For almost two decades, U.S. military commanders have assured the public they are making progress on the cornerstone of their war strategy: to build a strong Afghan army and police force that can defend the country on their own. But in a trove of confidential government interviews obtained by The Washington Post, U.S., NATO and Afghan officials described the Afghan security forces as incompetent, unmotivated, poorly trained, corrupt and riddled with deserters and infiltrators.

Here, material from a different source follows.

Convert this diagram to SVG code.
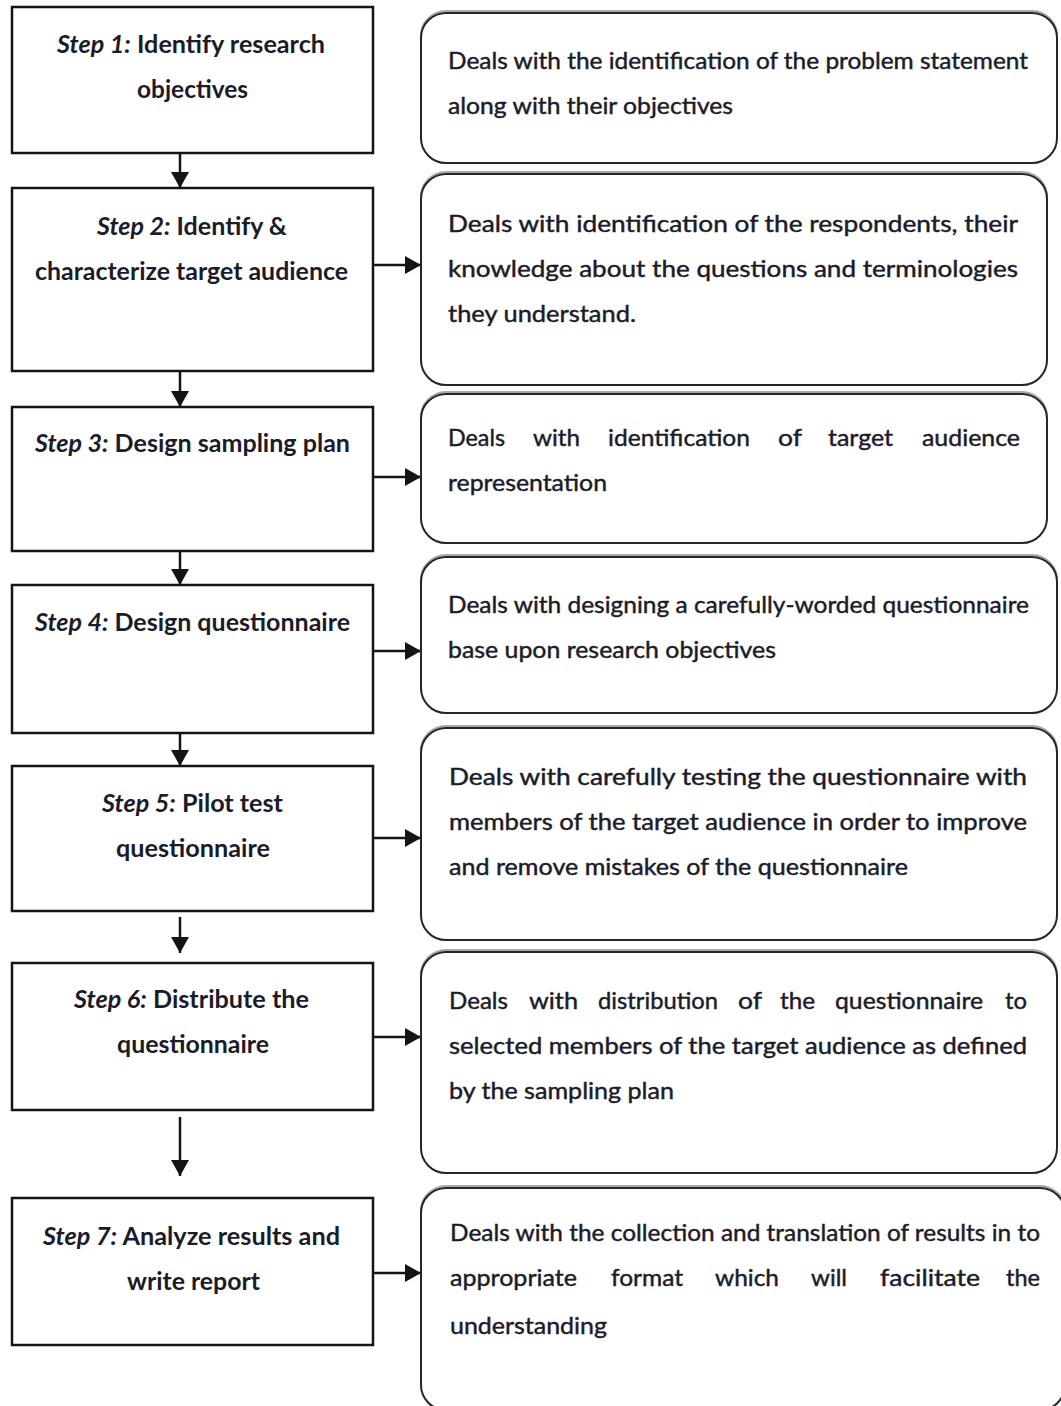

 Read more: https://wapo.st/38ICZKG

 Excerpts:



  • Ryan Crocker, a former U.S. ambassador to Kabul, told government interviewers that the Afghan police were ineffective “not because they’re out-gunned or out-manned. It’s because they are useless as a security force and they’re useless as a security force because they are corrupt down to the patrol level.”
  • Victor Glaviano, who worked with the Afghan army as a U.S. combat adviser from 2007 to 2008, called the soldiers “stealing fools” who habitually looted equipment supplied by the Pentagon.
  • One U.S. Special Forces trainer told government interviewers that the Afghans mistook urinals in the barracks as drinking fountains.
  • Another U.S. trainer said he had to teach conscripts basic human anatomy: “They didn’t understand how a tourniquet could help stop bleeding if you’re not even putting it over the wound.”
  • Petty corruption was rampant. In a 2015 Lessons Learned interview, an unnamed U.N. official described how Afghan police recruits would undergo two weeks of training, “get their uniforms, then go back to the province and sell them.” Unworried that they might get in trouble, he said, many would reenlist and “come back to do it again.”
  • “The less they behaved, the more money we threw at them,” a former U.S. official told government interviewers in 2015. “There was no real incentive to reform.”
  • One U.S. military adviser assigned to the Afghan air force told government interviewers that “Afghans would come to them with ‘pilot wings’ that they found or purchased, claiming to be pilots but having no flight experience.”
  • One unnamed U.S. military official told government interviewers in 2016 that about a third of the local police “seemed to be drug addicts or Taliban.”
  • Since 2002, the United States has allocated more than $83 billion in security assistance to Afghanistan, a sum that dwarfs the defense budgets of other developing nations. Yet after almost two decades of help from Washington, the Afghan army and police are still too weak to fend off the Taliban, the Islamic State and other insurgents without U.S. military backup.
  • Zalmay Khalilzad said the Afghan government wanted Washington to pay for security forces of 100,000 to 120,000. But he said in a Lessons Learned interview that Donald Rumsfeld drew a hard line and held the training program “hostage” until the Afghans agreed to the 50,000 cap, which led to long delays…“So we were fighting in 2002, 2003 about those sort of numbers,” Khalilzad told government interviewers, saying it was apparent more Afghan forces were required. “Now we’re talking about God knows what, 300,000 or whatever.”